Since the ladies of the house had some of the Hindu prejudices, I used to be called in at once to wash my hands in a basin of water into which a gold ring had been dropped, a little symbolical ceremony of purification. But soon, when I grew a little older, I refused to do this. “What does it matter, isn’t it all nonsense?” I would ask. And I would touch the sweeper again, to tease him too. “Oh, no, sir, no; sir, no, sir, you must not touch me,” he would say. “Why? Now tell me, why? Why may I not touch you?” I would ask. Hira was a gentle, quiet man and I had early noticed that there was something rare about him. He had an uncommon way of expressing himself too, and remarks of his would often run in my mind. And one day I asked him, “Hira, do tell me, are you the disciple of someone?” He looked at me gently smiling and said, “Yes, I am the disciple of Kabirdas. I belong to a society called the Society of Kabirdas.” Kabirdas was the great poet and mystic. He was a great inspirer. When the sages come to the fuller realisation of the Only Being, Ram and Rahim* are one in their view and they rise above all exclusiveness and narrowness; their horizon becomes wide. In this respect the Sufi’s effort is a constant purifying of the heart from all that makes distinctions and differences. This enables him to arrive more swiftly at a higher realisation, where he receives all the divine reflections of Love, Harmony and Beauty.
Hira used to tell fortunes and predict the future. On anxious mornings before going off to school I remember I used to run and look for him in the yard or the stable.
“Hira, do tell me, I am just going to school now; how do you think I shall get on today?” He would wait for a moment before answering, and I noticed that he would make certain movements with his hands. “Yes,” he might say after a pause, “it will be all right today.” Then I would run off quite happily.
I used to watch him sometimes saying his prayers when he thought he was unobserved, and doing his meditations. I asked my father about him.
“Don’t you think there is something mysterious about this man, Abba?”
“Yes, there is something very peaceful about him,” my father agreed. “What I see too is that his name has influenced him.
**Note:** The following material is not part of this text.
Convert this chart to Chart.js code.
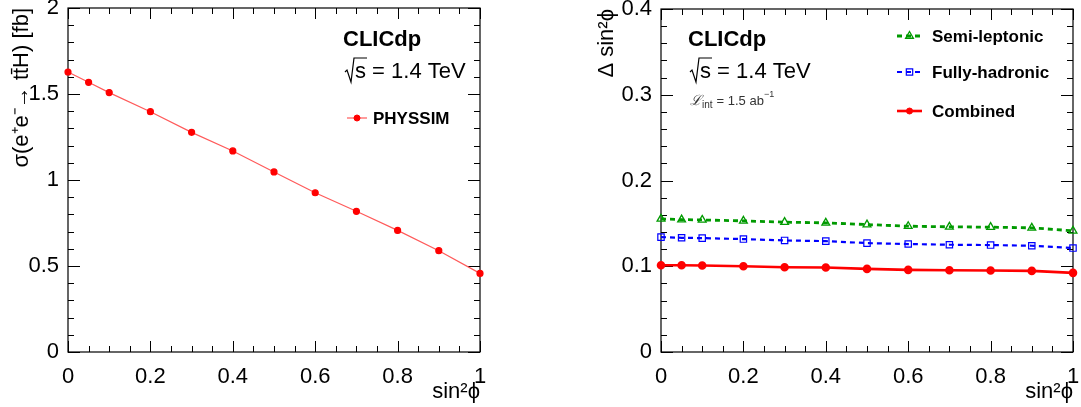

Its suggestion has made an impression on him all through his life, so it seems to me,” said my father. Hira means a diamond. He was about sixty years old when I left India, and his son Mansok had come to help him in our house.
We had another much valued servant of this class, my grandfather’s favourite coachman and groom, who was also a pariah. Ravat was an old man when I was a boy, and was pensioned, but he used to come back and pay us visits and our family were very fond of him. My grandfather’s secretary was a Brahmin, and I always heard it told that whenever our grandfather took his secretary with him, he had to take another driver, because it was not possible for the Brahmin to sit near or touch Ravat, an untouchable of the lowest caste. This used to interest my family very much, and they used to watch with amusement the precautions that were taken whenever the secretary went out driving with my grandfather. My grandfather was very fond of his secretary, whose son, Sada Nan, was a school-friend of my brother Inayat Khan. These two boys once ran away from school, in order to found another, better one in another part of India. My brother’s age at that time was about twelve. They wanted him to become the founder of an academy of music, as his grandfather had been in Baroda. Without telling their intentions to their parents the two boys left home and went far away from the town. Maheboob Khan followed them likewise, but Inayat Khan found the way too long for his younger brother and told him to go home, which Maheboob reluctantly did. Coming home he told with tears of his misfortune that he could not follow his brother in this noble purpose of founding a new academy of music. The parents were very much alarmed on hearing this news. All the men of the house at once went in different directions to find out where they might have gone and at last Mehr Bakhsh found the enterprising children who were sitting under a tree discussing their project, and brought them home safely. My father wanted to scold them, but Moula Bakhsh was very much amused, and in his heart admired the spirited boy. He took them apart and in a talk as from man to man he explained to him that he was still too young for such an enterprise. And Inayat Khan was reasonable enough to understand!
Sada Nan died as a young man, and this was a great blow to his father. And as my grandfather died about this time too, Khaisarao came to say goodby to us, for he had decided to become a hermit, and ascetic. We never saw him again and never knew where he had gone, though sometimes we went to hs old address to enquire for him. Such a thing often happens in Inda. Often a man will give up everything to become a recluse. He will say goodbye to his friends, and go away into the woods or some cave in the hills, where he will live completely cut off from the world.
As a boy this was a thing I could never understand. “Why do they feel they want to do that?” I would ask. It seemed wrong and I would criticise them. But now I can sympathise. “Is the changing life of the world among men so beautiful after all?” I can now ask.
*Ram, a Hindu avatar of the Divine, and Rahim, the compassionate, one of the Divine Names in Islam; therefore, symbolic of the apparent differences in religion.